Connect the common of your meter to the pack’s negative (B-) and then check each connection:
- B1 should be ~ 3.7V,
- B2 should be ~ 7.1V,
- B3 ~ 11.1V,
- B4 ~ 16.8 and
- B+ should be ~ 18V.
The battery terminals should be connected to P+ (positive) and P- (negative). If everything checks out go ahead and start re-assembling your new pack.
I was lucky that the lithium batteries fit snugly into the Mastercraft battery housing. You may need to shim your batteries with cardboard or similar to prevent them from rattling around in your case. I was also lucky with the protection board. I wanted to have it standing up in the battery pack case with the barrel connector facing up. I only needed a small piece of cardboard under the PCB to make it fit nicely.
The last thing I needed to do was to measure carefully the position of the barrel connector on the PCB within the case. Then I transferred that measurement to the top of the case and drilled a hole. This hole will allow access to the barrel connector once the case top is screwed into place. Here is photo with the battery pack all assembled. Notice the hole in the deck of the case. When the pack is installed in a tool that hole will be hidden by the tool’s base.

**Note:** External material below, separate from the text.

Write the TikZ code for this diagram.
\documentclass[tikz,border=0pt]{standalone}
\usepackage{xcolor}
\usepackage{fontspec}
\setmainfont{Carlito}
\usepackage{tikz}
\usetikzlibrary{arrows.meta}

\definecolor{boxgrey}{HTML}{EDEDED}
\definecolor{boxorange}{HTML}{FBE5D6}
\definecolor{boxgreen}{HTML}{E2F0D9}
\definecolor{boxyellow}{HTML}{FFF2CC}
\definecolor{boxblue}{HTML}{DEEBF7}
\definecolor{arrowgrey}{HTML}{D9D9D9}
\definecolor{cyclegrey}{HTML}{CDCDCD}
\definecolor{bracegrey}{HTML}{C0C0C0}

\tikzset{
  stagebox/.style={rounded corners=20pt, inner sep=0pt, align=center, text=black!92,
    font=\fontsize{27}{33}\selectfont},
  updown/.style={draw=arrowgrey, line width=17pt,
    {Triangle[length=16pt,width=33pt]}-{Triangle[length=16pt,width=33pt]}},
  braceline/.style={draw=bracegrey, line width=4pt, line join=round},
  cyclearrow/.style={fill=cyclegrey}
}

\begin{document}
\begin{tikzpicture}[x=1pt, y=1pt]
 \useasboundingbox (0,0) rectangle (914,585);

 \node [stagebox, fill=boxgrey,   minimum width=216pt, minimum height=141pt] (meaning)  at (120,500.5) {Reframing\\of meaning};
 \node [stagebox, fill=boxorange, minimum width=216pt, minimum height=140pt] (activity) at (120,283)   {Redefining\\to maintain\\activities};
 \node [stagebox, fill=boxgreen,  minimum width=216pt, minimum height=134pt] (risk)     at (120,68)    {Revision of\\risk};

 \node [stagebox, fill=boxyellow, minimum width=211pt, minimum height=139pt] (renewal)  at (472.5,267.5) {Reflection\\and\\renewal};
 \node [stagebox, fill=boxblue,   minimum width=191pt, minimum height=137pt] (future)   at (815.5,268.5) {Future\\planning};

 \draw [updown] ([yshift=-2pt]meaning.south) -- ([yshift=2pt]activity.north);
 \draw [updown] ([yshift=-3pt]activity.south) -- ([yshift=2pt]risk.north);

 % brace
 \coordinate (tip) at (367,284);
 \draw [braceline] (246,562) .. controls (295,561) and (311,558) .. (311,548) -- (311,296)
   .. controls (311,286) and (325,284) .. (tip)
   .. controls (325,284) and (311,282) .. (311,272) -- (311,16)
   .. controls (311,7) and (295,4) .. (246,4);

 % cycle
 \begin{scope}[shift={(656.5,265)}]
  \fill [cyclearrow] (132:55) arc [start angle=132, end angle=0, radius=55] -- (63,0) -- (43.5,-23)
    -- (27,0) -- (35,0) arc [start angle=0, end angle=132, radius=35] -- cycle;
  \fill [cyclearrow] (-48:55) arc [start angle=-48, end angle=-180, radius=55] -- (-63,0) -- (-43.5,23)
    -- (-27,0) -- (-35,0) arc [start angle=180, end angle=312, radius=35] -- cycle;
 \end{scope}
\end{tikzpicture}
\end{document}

To charge the battery I will need to remove the battery from the tool, so that I have access to the hole and barrel connector. To charge the pack you need a 21V DC power source. I plan to use my SkyRC iMax B6 charger: https://www.amazon.ca/ORIGINAL-Charger-Balancer-Lithium-Battery/dp/B00HED90RU . This charger is ideal for charging lithium batteries and it will provide a loud beeping sound when the battery is fully charged. That will work great in a noisy workshop!

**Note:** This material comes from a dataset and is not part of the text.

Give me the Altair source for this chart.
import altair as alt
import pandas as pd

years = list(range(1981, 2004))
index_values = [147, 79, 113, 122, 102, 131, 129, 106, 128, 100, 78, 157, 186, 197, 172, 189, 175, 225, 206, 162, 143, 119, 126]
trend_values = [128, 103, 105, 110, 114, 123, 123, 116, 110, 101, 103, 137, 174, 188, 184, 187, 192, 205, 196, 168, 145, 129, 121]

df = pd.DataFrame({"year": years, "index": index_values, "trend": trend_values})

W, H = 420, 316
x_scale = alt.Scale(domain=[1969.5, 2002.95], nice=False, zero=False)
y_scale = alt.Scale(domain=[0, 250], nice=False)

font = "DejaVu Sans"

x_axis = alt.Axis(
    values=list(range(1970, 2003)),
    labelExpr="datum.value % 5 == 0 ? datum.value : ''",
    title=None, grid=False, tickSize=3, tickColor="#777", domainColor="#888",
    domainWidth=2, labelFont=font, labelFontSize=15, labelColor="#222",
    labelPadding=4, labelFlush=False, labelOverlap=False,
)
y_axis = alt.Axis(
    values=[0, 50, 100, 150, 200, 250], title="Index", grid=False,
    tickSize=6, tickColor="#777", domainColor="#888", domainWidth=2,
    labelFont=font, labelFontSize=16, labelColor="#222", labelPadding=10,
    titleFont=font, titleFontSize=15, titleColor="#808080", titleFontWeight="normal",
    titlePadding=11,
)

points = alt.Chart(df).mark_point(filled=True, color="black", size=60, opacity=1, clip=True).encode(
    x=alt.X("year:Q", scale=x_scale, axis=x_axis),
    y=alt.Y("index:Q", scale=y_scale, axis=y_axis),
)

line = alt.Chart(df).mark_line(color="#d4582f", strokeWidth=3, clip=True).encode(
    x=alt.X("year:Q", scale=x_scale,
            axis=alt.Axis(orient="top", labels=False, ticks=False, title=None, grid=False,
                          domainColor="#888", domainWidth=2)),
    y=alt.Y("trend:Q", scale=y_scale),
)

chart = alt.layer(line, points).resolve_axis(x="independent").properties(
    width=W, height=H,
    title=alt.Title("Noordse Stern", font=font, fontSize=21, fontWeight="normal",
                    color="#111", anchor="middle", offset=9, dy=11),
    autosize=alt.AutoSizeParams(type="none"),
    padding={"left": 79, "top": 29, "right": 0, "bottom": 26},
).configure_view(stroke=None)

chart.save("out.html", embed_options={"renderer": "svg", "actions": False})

Now my battery pack with its lithium batteries has a 2 Ah capacity which is greater than with the original 1.5 Ah NiCd’s. No more self discharging or memory effect worries. As an added bonus, the battery pack is now less than half the weight! With the NiCD batteries the pack weighed 855g, but now with the lithium batteries it weighs in at 399g. This is going to be great, because it will make the overall tool lighter and help reduce fatigue when using it. This all means that I get to work longer and spend more quality time in my workshop!
I’ve always been making things. My favorite class in grade school was shop! In High School my elective was Industrial Arts. Afterwards I went on to study Electrical Engineering and when I graduated I started working in hardware development at a small company. Making and creating things is something I grew up doing!